The competition was founded in 1927 by Elizabeth Lowell Putnam in memory of her husband William Lowell Putnam, who was an advocate of intercollegiate intellectual competition. The exam has been offered annually since 1938 and is administered by the Mathematical Association of America.

The Putnam competition now takes place on the first Saturday in December, and consists of two three-hour sittings separated by a lunch break. The test is supervised by faculty members at the participating schools. Each competitor attempts to solve twelve problems, which can typically be solved with only basic knowledge of college mathematics but which require extensive creative thinking.

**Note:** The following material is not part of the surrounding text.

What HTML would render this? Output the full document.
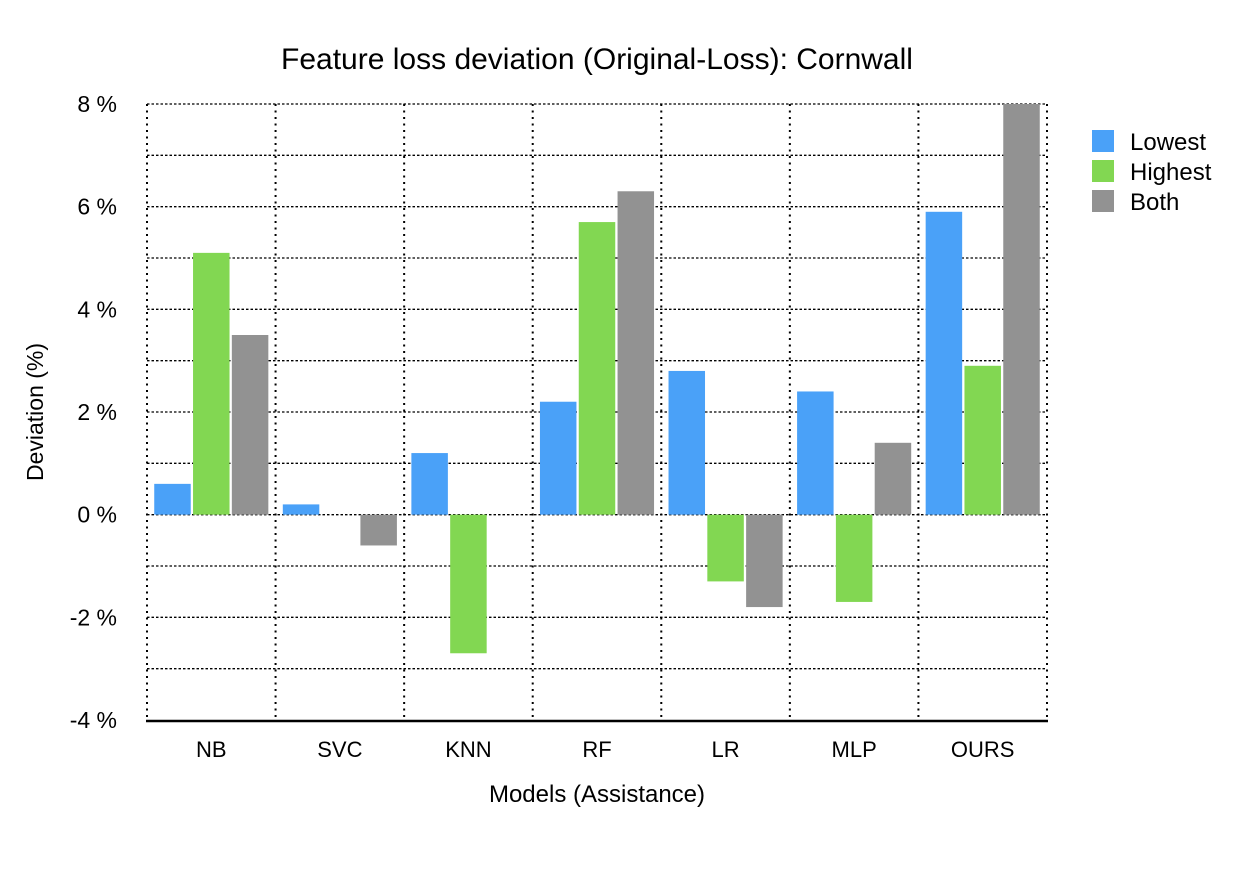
<!DOCTYPE html>
<html><head><meta charset="utf-8"><style>
body{margin:0;background:#fff;font-family:"Liberation Sans",sans-serif;}
svg text{font-family:"Liberation Sans",sans-serif;fill:#000;}
</style></head><body>
<svg id="chart" width="1238" height="868" xmlns="http://www.w3.org/2000/svg">
<text x="597" y="69" font-size="30" text-anchor="middle">Feature loss deviation (Original-Loss): Cornwall</text>
<text transform="translate(43,412) rotate(-90)" font-size="23" text-anchor="middle">Deviation (%)</text>
<text x="597" y="802" font-size="24" text-anchor="middle">Models (Assistance)</text>
<g id="grid"></g><g id="bars"></g><g id="axes"></g>
<g>
<rect x="1092" y="130" width="22" height="22" fill="#4aa1f8"/><text x="1130" y="150" font-size="24">Lowest</text>
<rect x="1092" y="160" width="22" height="22" fill="#82d752"/><text x="1130" y="180" font-size="24">Highest</text>
<rect x="1092" y="190" width="22" height="22" fill="#929292"/><text x="1130" y="210" font-size="24">Both</text>
</g>
</svg>
<script>
const categories=["NB","SVC","KNN","RF","LR","MLP","OURS"];
const lowest=[0.6,0.2,1.2,2.2,2.8,2.4,5.9];
const highest=[5.1,0,-2.7,5.7,-1.3,-1.7,2.9];
const both=[3.5,-0.6,0,6.3,-1.8,1.4,8.0];
const yTicks=[-4,-2,0,2,4,6,8];
const seriesNames=["lowest","highest","both"];
const colors=["#4aa1f8","#82d752","#929292"];
const X0=147,X1=1047,Y0=720,Y1=104,vMin=-4,vMax=8;
const NS="http://www.w3.org/2000/svg";
function y(v){return Y0-(v-vMin)/(vMax-vMin)*(Y0-Y1);}
const gw=(X1-X0)/categories.length;
function gx(i){return X0+i*gw;}
function mk(t,a,p){const e=document.createElementNS(NS,t);for(const k in a)e.setAttribute(k,a[k]);p.appendChild(e);return e;}
const grid=document.getElementById('grid'),bars=document.getElementById('bars'),axes=document.getElementById('axes');
for(let v=vMin+1;v<=vMax;v++){
 const l=mk('line',{x1:X0,x2:X1,y1:y(v),y2:y(v),stroke:'#000','stroke-width':1.3,'stroke-dasharray':'2.5,2'},grid);
 
 
}
for(let i=0;i<=categories.length;i++){
 const l=mk('line',{x1:gx(i),x2:gx(i),y1:Y1,y2:Y0,stroke:'#000','stroke-width':2,'stroke-dasharray':'2,4.5','stroke-linecap':'butt'},grid);
 
 
}
const data=[lowest,highest,both];
const bw=36.5,gap=2.3,pad=(gw-3*bw-2*gap)/2;
categories.forEach((c,i)=>{
 data.forEach((s,j)=>{
  const v=s[i];if(v===0)return;
  const x=gx(i)+pad+j*(bw+gap);
  const r=mk('rect',{x:x,y:Math.min(y(v),y(0)),width:bw,height:Math.abs(y(v)-y(0)),fill:colors[j]},bars);
  
  
 });
 const t=mk('text',{x:gx(i)+gw/2,y:757,'font-size':22,'text-anchor':'middle'},axes);
 t.textContent=c;
 
 
});
yTicks.forEach(v=>{
 const t=mk('text',{x:117,y:y(v)+8,'font-size':23,'text-anchor':'end'},axes);
 t.textContent=v+' %';
 
 
});
const ax=mk('line',{x1:X0-1,x2:X1+1,y1:Y0+1,y2:Y0+1,stroke:'#000','stroke-width':2.5},axes);


</script>
</body></html>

Each of the twelve questions is worth 10 points, and the most frequent scores above zero are 10 points for a complete solution, 9 points for a nearly complete solution, and 1 point for the beginnings of a solution. In earlier years, the twelve questions were worth one point each, with no partial credit given. The examination is considered to be very difficult: it is typically attempted by students specializing in mathematics, but the median score is usually zero or one point out of 120 possible, and there have been only four perfect scores as of 2010. In 2003, of the 3,615 students taking the exam, 1024 (28%) scored 10 or more points, and 42 points was sufficient to make the top percentile.